Objective: Starting at the first line of the listing below, retype each line up to and including the one that contains "const y = d3.scaleLinear().domain([20, 120]).range([B, T]);". Leave pictures out.

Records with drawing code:
▼▼▼

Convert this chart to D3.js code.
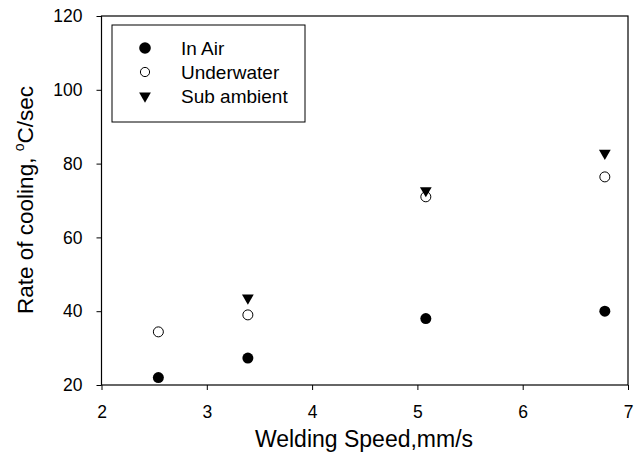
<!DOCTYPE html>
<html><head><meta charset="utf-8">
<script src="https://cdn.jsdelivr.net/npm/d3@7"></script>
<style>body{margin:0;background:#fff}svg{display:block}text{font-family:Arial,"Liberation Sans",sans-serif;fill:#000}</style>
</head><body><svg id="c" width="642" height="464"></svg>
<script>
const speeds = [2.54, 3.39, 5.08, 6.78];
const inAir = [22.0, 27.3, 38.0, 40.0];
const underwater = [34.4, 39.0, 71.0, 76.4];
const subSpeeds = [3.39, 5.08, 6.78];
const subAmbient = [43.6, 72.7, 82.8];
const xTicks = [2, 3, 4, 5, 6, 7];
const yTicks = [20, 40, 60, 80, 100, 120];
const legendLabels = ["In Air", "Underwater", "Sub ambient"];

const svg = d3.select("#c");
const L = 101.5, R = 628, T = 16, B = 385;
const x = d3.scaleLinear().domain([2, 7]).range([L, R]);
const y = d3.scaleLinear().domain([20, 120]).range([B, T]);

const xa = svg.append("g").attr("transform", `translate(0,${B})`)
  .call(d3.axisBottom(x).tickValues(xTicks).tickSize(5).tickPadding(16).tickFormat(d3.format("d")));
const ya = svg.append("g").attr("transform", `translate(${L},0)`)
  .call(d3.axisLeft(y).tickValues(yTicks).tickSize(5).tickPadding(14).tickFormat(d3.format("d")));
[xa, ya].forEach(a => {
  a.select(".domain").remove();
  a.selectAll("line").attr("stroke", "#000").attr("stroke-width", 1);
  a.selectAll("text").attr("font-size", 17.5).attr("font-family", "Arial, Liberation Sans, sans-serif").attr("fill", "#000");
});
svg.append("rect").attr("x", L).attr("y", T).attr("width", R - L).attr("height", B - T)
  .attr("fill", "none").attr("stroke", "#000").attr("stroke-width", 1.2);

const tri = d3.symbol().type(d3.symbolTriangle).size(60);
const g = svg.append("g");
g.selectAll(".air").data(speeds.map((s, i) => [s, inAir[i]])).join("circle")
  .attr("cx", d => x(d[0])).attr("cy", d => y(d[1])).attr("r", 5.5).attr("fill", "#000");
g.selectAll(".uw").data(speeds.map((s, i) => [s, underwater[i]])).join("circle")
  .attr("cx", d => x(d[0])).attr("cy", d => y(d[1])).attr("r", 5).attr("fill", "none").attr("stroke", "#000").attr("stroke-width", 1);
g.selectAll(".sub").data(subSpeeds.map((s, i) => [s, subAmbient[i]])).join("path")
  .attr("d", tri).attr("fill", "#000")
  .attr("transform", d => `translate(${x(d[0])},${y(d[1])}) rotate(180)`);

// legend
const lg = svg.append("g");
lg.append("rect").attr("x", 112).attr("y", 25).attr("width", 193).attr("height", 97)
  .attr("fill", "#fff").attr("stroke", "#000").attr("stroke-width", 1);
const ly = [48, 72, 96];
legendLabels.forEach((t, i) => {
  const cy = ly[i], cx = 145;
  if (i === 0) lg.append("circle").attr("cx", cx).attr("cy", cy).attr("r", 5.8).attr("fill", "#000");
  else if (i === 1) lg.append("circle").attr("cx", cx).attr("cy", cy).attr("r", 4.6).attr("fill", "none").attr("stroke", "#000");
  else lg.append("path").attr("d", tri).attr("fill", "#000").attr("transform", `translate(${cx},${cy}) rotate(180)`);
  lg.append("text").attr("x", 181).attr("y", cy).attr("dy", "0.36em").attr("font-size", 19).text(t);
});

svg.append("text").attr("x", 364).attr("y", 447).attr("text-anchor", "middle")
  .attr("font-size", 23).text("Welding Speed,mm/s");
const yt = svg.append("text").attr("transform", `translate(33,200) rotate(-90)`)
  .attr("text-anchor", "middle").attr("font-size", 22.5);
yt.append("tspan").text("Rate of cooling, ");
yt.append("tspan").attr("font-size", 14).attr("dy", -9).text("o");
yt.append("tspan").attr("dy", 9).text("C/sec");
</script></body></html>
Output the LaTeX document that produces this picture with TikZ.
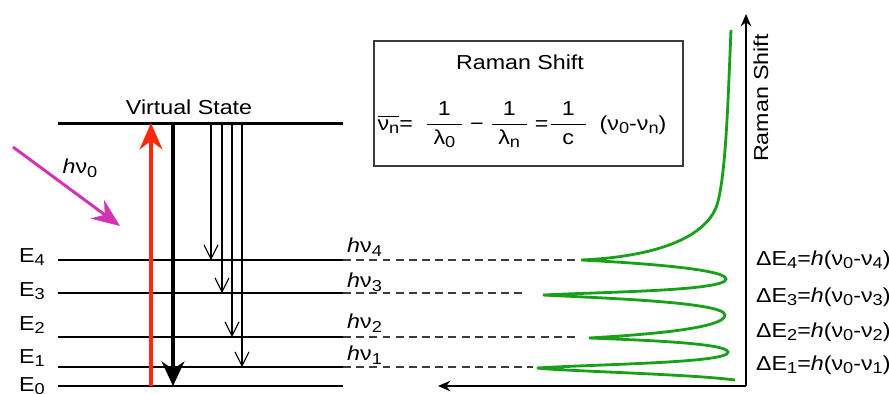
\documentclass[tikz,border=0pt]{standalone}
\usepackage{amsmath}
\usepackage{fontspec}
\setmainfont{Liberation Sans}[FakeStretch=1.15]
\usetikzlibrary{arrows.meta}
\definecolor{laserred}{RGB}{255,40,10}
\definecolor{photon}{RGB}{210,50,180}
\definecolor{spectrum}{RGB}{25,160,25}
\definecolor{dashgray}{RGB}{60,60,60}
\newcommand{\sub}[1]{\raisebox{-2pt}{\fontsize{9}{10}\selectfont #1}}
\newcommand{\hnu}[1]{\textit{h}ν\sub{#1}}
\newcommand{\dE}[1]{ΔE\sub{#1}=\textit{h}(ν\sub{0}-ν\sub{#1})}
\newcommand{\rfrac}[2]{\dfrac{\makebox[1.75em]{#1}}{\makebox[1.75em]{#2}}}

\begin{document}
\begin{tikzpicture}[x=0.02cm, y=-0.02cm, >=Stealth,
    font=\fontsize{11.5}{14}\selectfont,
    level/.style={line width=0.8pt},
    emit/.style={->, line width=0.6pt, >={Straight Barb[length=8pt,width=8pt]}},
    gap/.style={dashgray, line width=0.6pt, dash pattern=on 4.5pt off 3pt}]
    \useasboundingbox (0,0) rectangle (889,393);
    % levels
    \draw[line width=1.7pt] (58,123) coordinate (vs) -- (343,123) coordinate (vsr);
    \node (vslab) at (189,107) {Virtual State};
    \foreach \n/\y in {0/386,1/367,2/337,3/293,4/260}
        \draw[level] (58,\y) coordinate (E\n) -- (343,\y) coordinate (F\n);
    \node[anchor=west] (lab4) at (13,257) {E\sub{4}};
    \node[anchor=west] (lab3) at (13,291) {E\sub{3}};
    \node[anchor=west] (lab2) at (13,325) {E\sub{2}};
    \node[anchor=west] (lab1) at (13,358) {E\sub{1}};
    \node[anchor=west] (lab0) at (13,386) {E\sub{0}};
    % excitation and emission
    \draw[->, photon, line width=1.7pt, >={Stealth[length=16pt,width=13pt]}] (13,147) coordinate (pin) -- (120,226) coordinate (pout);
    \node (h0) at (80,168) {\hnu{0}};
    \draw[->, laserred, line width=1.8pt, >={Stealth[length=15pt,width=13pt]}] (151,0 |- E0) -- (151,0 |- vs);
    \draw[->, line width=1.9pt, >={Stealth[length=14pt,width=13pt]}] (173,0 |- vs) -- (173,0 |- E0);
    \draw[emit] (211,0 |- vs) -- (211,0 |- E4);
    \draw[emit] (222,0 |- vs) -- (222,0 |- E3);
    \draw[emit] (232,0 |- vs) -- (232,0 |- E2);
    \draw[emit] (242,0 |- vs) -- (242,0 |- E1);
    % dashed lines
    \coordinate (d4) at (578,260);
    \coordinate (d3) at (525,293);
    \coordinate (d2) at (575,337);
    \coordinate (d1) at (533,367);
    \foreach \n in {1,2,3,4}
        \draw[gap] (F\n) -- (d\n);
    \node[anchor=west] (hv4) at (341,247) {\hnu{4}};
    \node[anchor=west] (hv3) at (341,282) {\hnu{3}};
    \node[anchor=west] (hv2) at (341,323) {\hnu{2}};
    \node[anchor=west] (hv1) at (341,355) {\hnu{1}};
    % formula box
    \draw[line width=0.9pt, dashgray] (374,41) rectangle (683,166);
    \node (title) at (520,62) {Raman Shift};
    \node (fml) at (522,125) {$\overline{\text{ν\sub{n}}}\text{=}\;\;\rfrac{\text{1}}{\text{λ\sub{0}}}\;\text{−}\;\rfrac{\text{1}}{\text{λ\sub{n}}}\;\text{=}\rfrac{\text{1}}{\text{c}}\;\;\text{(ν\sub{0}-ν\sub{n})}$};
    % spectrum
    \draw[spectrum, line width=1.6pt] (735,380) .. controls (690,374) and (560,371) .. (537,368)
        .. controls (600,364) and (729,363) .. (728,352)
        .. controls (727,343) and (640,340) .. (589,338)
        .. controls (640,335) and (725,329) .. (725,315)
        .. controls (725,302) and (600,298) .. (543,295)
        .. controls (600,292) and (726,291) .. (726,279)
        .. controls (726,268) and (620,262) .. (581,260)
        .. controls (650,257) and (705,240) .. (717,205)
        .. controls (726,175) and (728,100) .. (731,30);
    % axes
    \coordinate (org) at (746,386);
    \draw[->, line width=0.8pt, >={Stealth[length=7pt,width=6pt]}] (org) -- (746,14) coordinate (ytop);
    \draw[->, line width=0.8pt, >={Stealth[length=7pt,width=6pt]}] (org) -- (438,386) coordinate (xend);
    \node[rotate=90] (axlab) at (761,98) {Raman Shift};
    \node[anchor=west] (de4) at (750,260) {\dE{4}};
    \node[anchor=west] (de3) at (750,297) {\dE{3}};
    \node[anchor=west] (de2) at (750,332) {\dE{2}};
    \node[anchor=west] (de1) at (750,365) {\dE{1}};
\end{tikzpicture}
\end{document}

▲▲▲

Final answer:
Convert this chart to D3.js code.
<!DOCTYPE html>
<html><head><meta charset="utf-8">
<script src="https://cdn.jsdelivr.net/npm/d3@7"></script>
<style>body{margin:0;background:#fff}svg{display:block}text{font-family:Arial,"Liberation Sans",sans-serif;fill:#000}</style>
</head><body><svg id="c" width="642" height="464"></svg>
<script>
const speeds = [2.54, 3.39, 5.08, 6.78];
const inAir = [22.0, 27.3, 38.0, 40.0];
const underwater = [34.4, 39.0, 71.0, 76.4];
const subSpeeds = [3.39, 5.08, 6.78];
const subAmbient = [43.6, 72.7, 82.8];
const xTicks = [2, 3, 4, 5, 6, 7];
const yTicks = [20, 40, 60, 80, 100, 120];
const legendLabels = ["In Air", "Underwater", "Sub ambient"];

const svg = d3.select("#c");
const L = 101.5, R = 628, T = 16, B = 385;
const x = d3.scaleLinear().domain([2, 7]).range([L, R]);
const y = d3.scaleLinear().domain([20, 120]).range([B, T]);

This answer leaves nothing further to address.